LADY - writer/director Olive Nwosu (Nigeria)
Lady follows a young female cab driver in Lagos who meets a group of sex workers. Their sisterhood draws her into danger and joy, pushing her toward transformation. The film is listed in the World Cinema Dramatic Competition and is credited to Olive Nwosu as writer and director with producers Alex Polunin, John Giwa-Amu, and Stella Nwimo. The Sundance program page lists the film and credits.

Kikuyu Land - directors Bea Wangondu and Andrew H. Brown (Kenya/USA)
Kikuyu Land is a world premiere selection in the World Cinematic Documentary Competition. It follows a Nairobi journalist who investigates a land conflict involving local government and a multinational company, a story that digs into questions of power, memory, and community journalism. Sundance has introduced the film’s filmmakers in Meet the Artist events and in social posts by industry outlets.

Troublemaker - director Antoine Faqua (South Africa, US, UK)
Troublemaker is a documentary feature that leverages archival materials and interviews to examine a major moment in South African history and its long arc into the present. The film is presented as a co-production with South African partners and is positioned among the festival’s higher-profile documentary premieres. It brings an international director’s gaze to a South African subject, and Sundance lists it in the 2026 lineup.
Sundance remains the most visible American launchpad for independent cinema. A World Cinema slot increases a film's international exposure, invites critical attention, and often opens distribution channels that would otherwise be very hard to access. For African filmmakers, that visibility can mean festival bookings, buyers, and press that place a film on a global map. The Sundance announcement notes that the 2026 festival includes 90 feature films representing 28 countries and a high number of world premieres, demonstrating its international reach. For LADY, a narrative that is rooted in Lagos, Sundance gives a global audience a view of what it means to live in Nigeria beyond Nollywood conventions. The film's inclusion in WCDC frames it as a story with both local specificity and universal stakes. For Kikuyu Land, a documentary on land and power, Sundance’s documentary spotlight can accelerate conversations about extractive practices and press freedom across Africa. Troublemaker arrives with the potential to connect South African history to a global audience.
There are three short observations that I notice emerge from this lineup. First, the story range is widening. The films are not small variations on a single contemporary theme. They tackle labor and solidarity in Lagos, investigative journalism in Kenya, and historical reckoning in South Africa. Shows that Sundance slate reflects a growing appetite for African stories that are politically engaged and formally confident. Second is that co-production models matter. Both Kikuyu Land and Troublemaker show us how partnerships across countries and funding bodies can position African stories for major festivals. There’s no doubt that co-production brings resources and distribution pathways, but it also raises questions about editorial control and whose perspective leads the narrative. And for my third observation, the festival circuit is indeed a doorway to new audiences and deals because Sundance programming connects these films to potential buyers, streaming programmers, and press coverage.

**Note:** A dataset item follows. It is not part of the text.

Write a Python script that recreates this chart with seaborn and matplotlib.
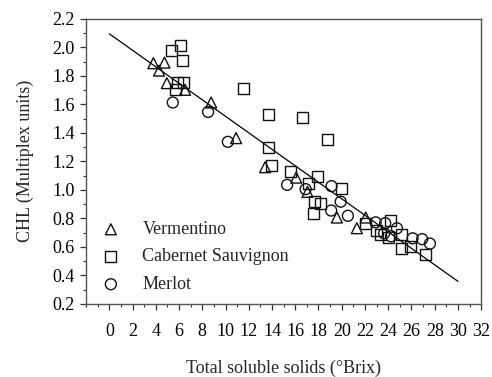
import numpy as np
import pandas as pd
import matplotlib
matplotlib.use("Agg")
import matplotlib.pyplot as plt
import seaborn as sns
from matplotlib.ticker import MultipleLocator

# ---- data ----
verm_x = [3.79, 4.74, 4.28, 4.95, 6.52, 8.76, 10.91, 13.41, 16.08, 17.05, 19.58, 21.30, 22.06]
verm_y = [1.889, 1.893, 1.837, 1.749, 1.702, 1.613, 1.363, 1.159, 1.086, 0.986, 0.806, 0.731, 0.806]

cab_x = [5.32, 6.09, 6.32, 5.83, 6.38, 5.70, 11.54, 13.69, 16.65, 18.75, 13.71, 13.97, 15.56,
         17.94, 17.14, 19.98, 17.65, 18.21, 17.54, 22.02, 24.17, 23.01, 23.31, 24.02, 25.12,
         25.18, 25.93, 27.18]
cab_y = [1.978, 2.011, 1.905, 1.753, 1.753, 1.702, 1.709, 1.526, 1.507, 1.356, 1.300, 1.172, 1.131,
         1.095, 1.047, 1.011, 0.918, 0.904, 0.833, 0.761, 0.785, 0.714, 0.684, 0.665, 0.684,
         0.591, 0.602, 0.547]

mer_x = [5.46, 8.50, 10.20, 15.30, 16.89, 19.12, 19.91, 19.09, 20.53, 22.92, 23.74, 24.75,
         23.65, 24.25, 26.10, 26.92, 27.59]
mer_y = [1.613, 1.547, 1.337, 1.035, 1.005, 1.026, 0.917, 0.855, 0.818, 0.772, 0.766, 0.730,
         0.695, 0.674, 0.660, 0.654, 0.623]

fit_intercept = 2.095
fit_slope = -0.0579
fit_range = [0, 30]

varieties = ["Vermentino", "Cabernet Sauvignon", "Merlot"]
marker_map = {"Vermentino": "^", "Cabernet Sauvignon": "s", "Merlot": "o"}

df = pd.concat([
    pd.DataFrame({"brix": verm_x, "chl": verm_y, "variety": "Vermentino"}),
    pd.DataFrame({"brix": cab_x, "chl": cab_y, "variety": "Cabernet Sauvignon"}),
    pd.DataFrame({"brix": mer_x, "chl": mer_y, "variety": "Merlot"}),
], ignore_index=True)

sns.set_style("ticks")
plt.rcParams["font.family"] = ["Liberation Serif", "DejaVu Serif"]

fig = plt.figure(figsize=(4.92, 3.77), dpi=100)
ax = fig.add_axes([0.175, 0.194, 0.803, 0.756])

fx = np.array(fit_range, dtype=float)
sns.lineplot(x=fx, y=fit_intercept + fit_slope * fx, color="black", linewidth=0.9, ax=ax)

for v in varieties:
    sub = df[df["variety"] == v]
    sns.scatterplot(x=sub["brix"], y=sub["chl"], marker=marker_map[v], s=62,
                    facecolor="none", edgecolor="#111111", linewidth=1.0,
                    label=v, ax=ax, zorder=3)

ax.set_xlim(-2, 32)
ax.set_ylim(0.2, 2.2)
ax.set_xticks(np.arange(0, 33, 2))
ax.xaxis.set_minor_locator(MultipleLocator(1))
ax.set_yticks(np.arange(0.2, 2.21, 0.2))
ax.set_yticklabels([f"{t:.1f}" for t in np.arange(0.2, 2.21, 0.2)])
ax.yaxis.set_minor_locator(MultipleLocator(0.1))

for s in ax.spines.values():
    s.set_visible(True)
    s.set_color("#555555")
    s.set_linewidth(1.0)

ax.tick_params(axis="both", which="major", direction="out", length=4, width=0.9,
               color="#333333", labelsize=13, labelcolor="black")
ax.tick_params(axis="both", which="minor", direction="out", length=2.5, width=0.8, color="#333333")
ax.tick_params(axis="x", which="major", pad=10)
ax.tick_params(axis="y", which="major", pad=4)

ax.set_xlabel("Total soluble solids (°Brix)", fontsize=13, labelpad=14)
ax.set_ylabel("CHL (Multiplex units)", fontsize=13, labelpad=13)

leg = ax.legend(loc="upper left", bbox_to_anchor=(-0.015, 0.335), frameon=False, fontsize=13,
                handletextpad=0.75, labelspacing=0.58, borderaxespad=0.3, markerscale=1.0)

fig.savefig("out.png", dpi=100)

That pipeline has a direct effect on whether a film reaches cinemas, festivals, and streaming services worldwide.
When Sundance accepts African films, it does more than program titles. It amplifies questions about representation, funding, and film culture. Festivals can shift which stories are considered universal rather than regional. For filmmakers, that can mean more funding, stronger export opportunities, and access to global collaborators. For audiences, it means wider access to stories that refuse simplistic labels. Sundance’s choice to include these films points to a future where African filmmakers use global stages to set their own terms. Sundance begins January 22nd, 2026. These films will have their first public moment on an international stage. These three films do different things. LADY looks inward at the city and its intimate economies. Kikuyu Land looks outward at structures of power. Troublemaker looks back at history with new archival tools. But together they suggest a practical truth, that African cinema is not a single story.